Sharks are at the very top of the food chain and if you’re a surfer, you could find yourself sitting right below them. The risk of being attacked by a shark is actually very low, and you are more likely to be injured by your board, the rocks, or the reef. But it’s still a threat, and one that you need to be wary of.
Types of Shark Attacks
There are three types of shark attack.
The first is a hit and run and it’s one of the most common and the most harmless. The shark will appear, bite, and then swim away. The individual usually escapes with a mild laceration, a big shock, and a great story to tell their friends.
There is also something known as a “bump and bite”, and it’s the one you’ll see the most in films. The shark will bump the intended victim, circle them, and prepare for a fatal attack. Thankfully, these attacks are very rare near to the shore and are usually seen in the deep ocean, typically with boats and not surfers.
The final one is the deadliest and can be seen with surfers and swimmers. It’s called a “sneak attack” and occurs without warning. The shark sneaks up on the victim and launches a fatal attack. Before the victim realizes anything has happened, they have been seriously and often mortally wounded.
What is the Risk of Being Attacked by a Shark?
It has been said that your odds are dying from a shark attack are around 400 million to one. Those are some incredible odds, but it doesn’t quite paint the full picture. After all, that statistic looks at the general population and the number of shark deaths that occur during a single lifetime.
If you’re a surfer riding big waves far from the shore, and you stick with the seas around Australia and other shark-infested waters, your odds of coming to harm are going to be much higher.
Think of it like winning the lottery. If you’re an everyday American who lives in-land, doesn’t surf, and rarely ventures near the coast, you basically haven’t bought a ticket. With the exception of some kind of Sharknado scenario, it’s fair to say that you’re going to be okay.
If you’re a surfer occasionally venturing into shallow waters on the Californian coast, you’re buying yourself a few tickets, but your risk is still pretty low.
There are a few other ways to reduce your odds as well, essentially ripping those tickets up and decreasing your chances of winning the shark lottery:
Surf in Groups
Sharks are more likely to attack solitary surfers.

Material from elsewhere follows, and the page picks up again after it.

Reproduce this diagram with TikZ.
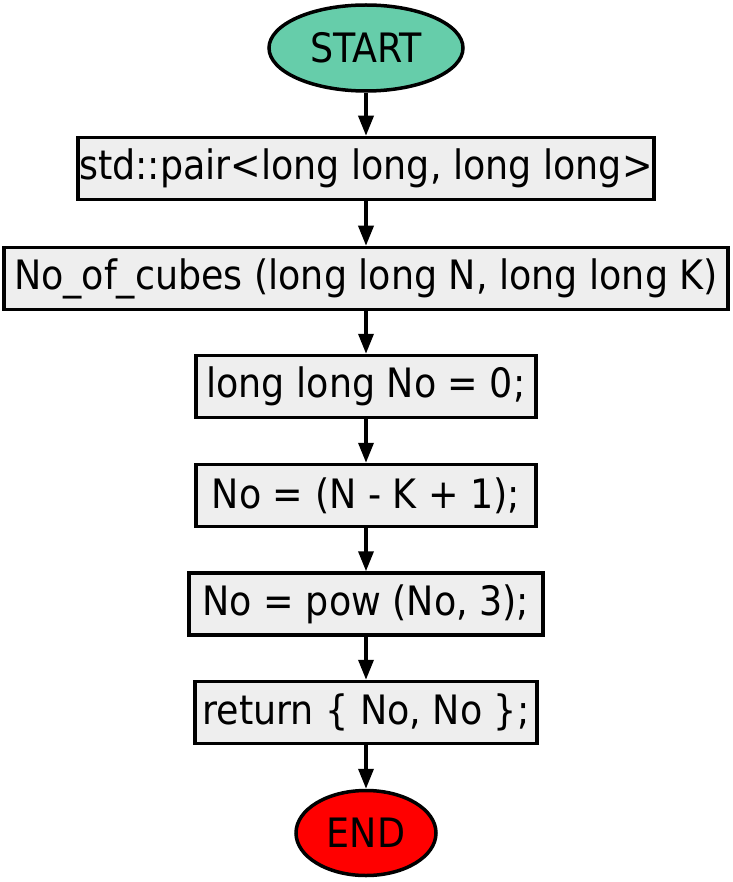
\documentclass[tikz,border=0pt]{standalone}
\usepackage{fontspec}
\setmainfont{DejaVu Sans Condensed}
\usepackage{tikz}
\usetikzlibrary{shapes.geometric, arrows.meta, positioning}
\definecolor{startgreen}{RGB}{102, 205, 170}
\definecolor{endred}{RGB}{255, 0, 0}
\definecolor{boxgray}{RGB}{238, 238, 238}
\tikzstyle{terminal} = [ellipse, draw=black, line width=3.5pt, text centered, font=\fontsize{40.5}{42}\selectfont, inner sep=0pt]
\tikzstyle{process} = [rectangle, draw=black, line width=3.5pt, fill=boxgray, minimum height=62pt, text centered, inner sep=0pt, font=\fontsize{40.5}{42}\selectfont]
\tikzstyle{arrow} = [line width=3.5pt, -{Triangle[length=20pt, width=15pt]}]

\begin{document}
\begin{tikzpicture}[x=1pt, y=1pt]
    \useasboundingbox (0,0) rectangle (732,-882);

    % Start and end
    \node[terminal, fill=startgreen, minimum width=194pt, minimum height=86pt] (start) at (366,-48) {START};
    \node[terminal, fill=endred, minimum width=140pt, minimum height=85pt] (end) at (366,-833) {END};

    % Statements
    \node[process, minimum width=576pt] (pair) at (366,-168.5) {std::pair<long long, long long>};
    \node[process, minimum width=724pt] (func) at (366,-278.5) {No\_of\_cubes (long long N, long long K)};
    \node[process, minimum width=340pt] (decl) at (366,-386.5) {long long No = 0;};
    \node[process, minimum width=340pt] (calc) at (366,-495.5) {No = (N - K + 1);};
    \node[process, minimum width=354pt] (cube) at (366,-604) {No = pow (No, 3);};
    \node[process, minimum width=342pt] (ret) at (366,-712.5) {return \{ No, No \};};

    % Flow
    \draw[arrow] (start) -- (pair);
    \draw[arrow] (pair) -- (func);
    \draw[arrow] (func) -- (decl);
    \draw[arrow] (decl) -- (calc);
    \draw[arrow] (calc) -- (cube);
    \draw[arrow] (cube) -- (ret);
    \draw[arrow] (ret) -- (end);
\end{tikzpicture}
\end{document}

If you’re in a group, even if the other surfers aren’t always around you, you’ll be much safer.
Do Your Research
Many beaches send out warnings if a shark has been spotted in the area in recent days. You should always be a little more cautious in these cases.
Wear Darker Colors
The “yum yum yellow” theory suggests that sharks are more likely to attack surfers on yellow boards or wearing yellow wetsuits. It’s true, but it has more to do with the shade than the actual color. The more that your wetsuit/board contrasts against the waves, the more likely sharks are to see you and attack you.
Be Wary of Large Pools of Fish
Whenever there is a lot of fish, such as in river mouths, you’re more likely to find sharks. This is where they feed, and if you suddenly drift among them, you’ll become food as well.
Stay Away if You’re Bleeding
If you have cut yourself and are bleeding, it’s time to get out of the water. As any deep sea horror movie will tell you, blood attracts sharks and will make you a sitting duck.
Always be on the lookout for sharks and don’t let them sneak up on you. If you see anything suspicious, it’s time to get out of the water! You should also be a little more cautious in murky water as it will limit the shark's visibility and make it more likely that it will mistake you for food.
How Many Surfers Have Been Killed by Sharks?
It has been estimated that over half of all shark attacks involve surfers. It's not known exactly how many there are or how many are deadly, but the number of attacks that involve surfers, swimmers, and boats is thought to be in the hundreds every single year.
There have been a few highly popularized incidents, including when Mick Fanning was filmed being attacked by a shark, but these incidents are incredibly rare. The International Shark Attack File reported close to 130 incidents in 2020, for instance, and fewer than half of these were confirmed to be unprovoked.